Barclays Capital Inc. is the lead arranger on the new deal that will launch with a bank meeting on Thursday afternoon.

The debt is being done as new tranches, and the existing A-1 and A-2 term loans will be staying in place, the source added.

With the refinancing announcement, iStar came out with fourth quarter results that included a net loss of $35.2 million, or $0.43 per diluted common share, compared with a net loss of $67.1 million, or $0.73 per diluted common share, for the fourth quarter of 2010.

Adjusted EBITDA for the quarter was $100.3 million, versus $103.4 million in the prior year.

During the quarter, the company generated $243.7 million of proceeds from its portfolio and funded a total of $80.4 million of investments.

Additionally, in the fourth quarter, the company repurchased $37.6 million of its senior notes and repaid $109.8 million of its secured A-1 tranche.

At Dec. 31, 2011, the company's net leverage was 2.7 times, down from 2.8 times at the end of the third quarter, and gross leverage was 2.1 times.

iStar Financial is a New York-based finance and investment company focused on the commercial real estate industry.

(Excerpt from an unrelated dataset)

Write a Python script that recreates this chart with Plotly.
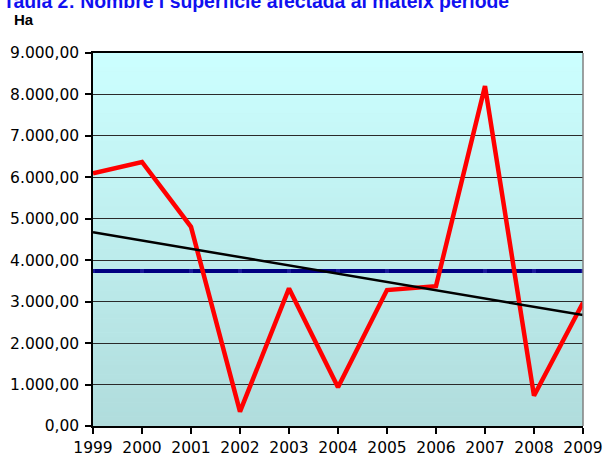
import numpy as np
import plotly.graph_objects as go

years = [1999, 2000, 2001, 2002, 2003, 2004, 2005, 2006, 2007, 2008, 2009]
hectares = [6100, 6370, 4805, 345, 3320, 933, 3279, 3375, 8200, 730, 2973]
average = [3740] * len(years)
y_ticks = [0, 1000, 2000, 3000, 4000, 5000, 6000, 7000, 8000, 9000]

title_text = "Taula 2: Nombre i superfície afectada al mateix període"
unit_text = "Ha"

# linear trend (Excel-style trendline)
coef = np.polyfit(years, hectares, 1)
trend = list(np.polyval(coef, [years[0], years[-1]]))

W, H = 603, 458
ml, mr, mt, mb = 93, 20, 53, 32
pw, ph = W - ml - mr, H - mt - mb

fig = go.Figure()

fig.add_trace(go.Scatter(x=years, y=average, mode="lines+markers",
                         line=dict(color="#000080", width=4),
                         marker=dict(symbol="square", size=4, color="#1a1a9a"),
                         hoverinfo="skip", showlegend=False))
fig.add_trace(go.Scatter(x=years, y=hectares, mode="lines",
                         line=dict(color="#FF0000", width=4.5),
                         showlegend=False))
fig.add_trace(go.Scatter(x=[years[0], years[-1]], y=trend, mode="lines",
                         line=dict(color="#000000", width=2.5),
                         showlegend=False))

# gradient background
shapes = []
n = 80
top = np.array([204, 255, 255])
bot = np.array([176, 220, 220])
for i in range(n):
    t = (i + 0.5) / n
    c = top * (1 - t) + bot * t
    shapes.append(dict(type="rect", xref="x domain", yref="y domain",
                       x0=0, x1=1, y0=1 - (i + 1) / n, y1=1 - i / n + 0.001,
                       fillcolor="rgb(%d,%d,%d)" % tuple(c.round()),
                       line=dict(width=0), layer="below"))
# right border grey
shapes.append(dict(type="line", xref="x domain", yref="y domain",
                   x0=1, x1=1, y0=0, y1=1,
                   line=dict(color="#808080", width=1.5), layer="above"))

fig.update_layout(
    width=W, height=H,
    margin=dict(l=ml, r=mr, t=mt, b=mb, autoexpand=False),
    paper_bgcolor="white", plot_bgcolor="#C8F4F4",
    separators=",.",
    shapes=shapes,
    font=dict(family="DejaVu Sans", size=15, color="black"),
    annotations=[
        dict(text="<b>%s</b>" % title_text, xref="paper", yref="paper",
             x=(1 - ml) / pw, y=(H - 1 - mb) / ph,
             xanchor="left", yanchor="middle", showarrow=False,
             font=dict(family="Liberation Sans", size=19.4, color="#1010F0")),
        dict(text="<b>%s</b>" % unit_text, xref="paper", yref="paper",
             x=(12 - ml) / pw, y=(H - 19.5 - mb) / ph,
             xanchor="left", yanchor="middle", showarrow=False,
             font=dict(family="Liberation Sans", size=15, color="black")),
    ],
)

fig.update_xaxes(range=[1999, 2009], tickvals=years, ticktext=[str(y) for y in years],
                 showgrid=False, zeroline=False, showline=True, linecolor="black",
                 linewidth=1.5, mirror=True, ticks="outside", ticklen=6,
                 tickcolor="black", tickwidth=1.5, tickfont=dict(size=15.5),
                 ticklabelstandoff=1, automargin=False)
fig.update_yaxes(range=[0, 9000], tickvals=y_ticks, tickformat=",.2f",
                 showgrid=True, gridcolor="#2a2a2a", gridwidth=1,
                 zeroline=False, showline=True, linecolor="black", linewidth=1.5,
                 ticks="outside", ticklen=6, tickcolor="black", tickwidth=1.5,
                 tickfont=dict(size=15.5), ticklabelstandoff=3, automargin=False)

fig.write_html("out.html", config={"displayModeBar": False},
               post_script="document.body.style.margin='0';")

Broad market slightly higher

Elsewhere in the world of distressed debt, James River Coal Corp.'s 7 7/8% notes due 2019 were steady at 67 5/8, a trader said.

The trader also called Caesars Entertainment Corp.'s 10% notes due 2018 unchanged at 751/2, though another source deemed that up half a point.

Verso Paper's 8¾% notes due 2019 got a 5-point surge, ending at 501/4, the trader commented. However, there was no fresh news out to act as a catalyst.

And, Burger King Corp.'s 0% notes due 2019 headed up a deuce to 69, also on no fresh news.

Another trader said Dynegy Holdings LLC's 8 3/8% notes due 2016 were "stronger still," trading around 66.

A "fair amount" of NewPage Corp.'s11 3/8% first-lien notes due 2014 traded as well, the second trader said. He placed the issue around the 60 mark.

He also saw the 10% subordinated notes due 2012 trade around 5.

"I haven't seen that one in awhile," he said, noting that the last time he saw the issue trade, it was around 8. "I think they are largely held by Apollo."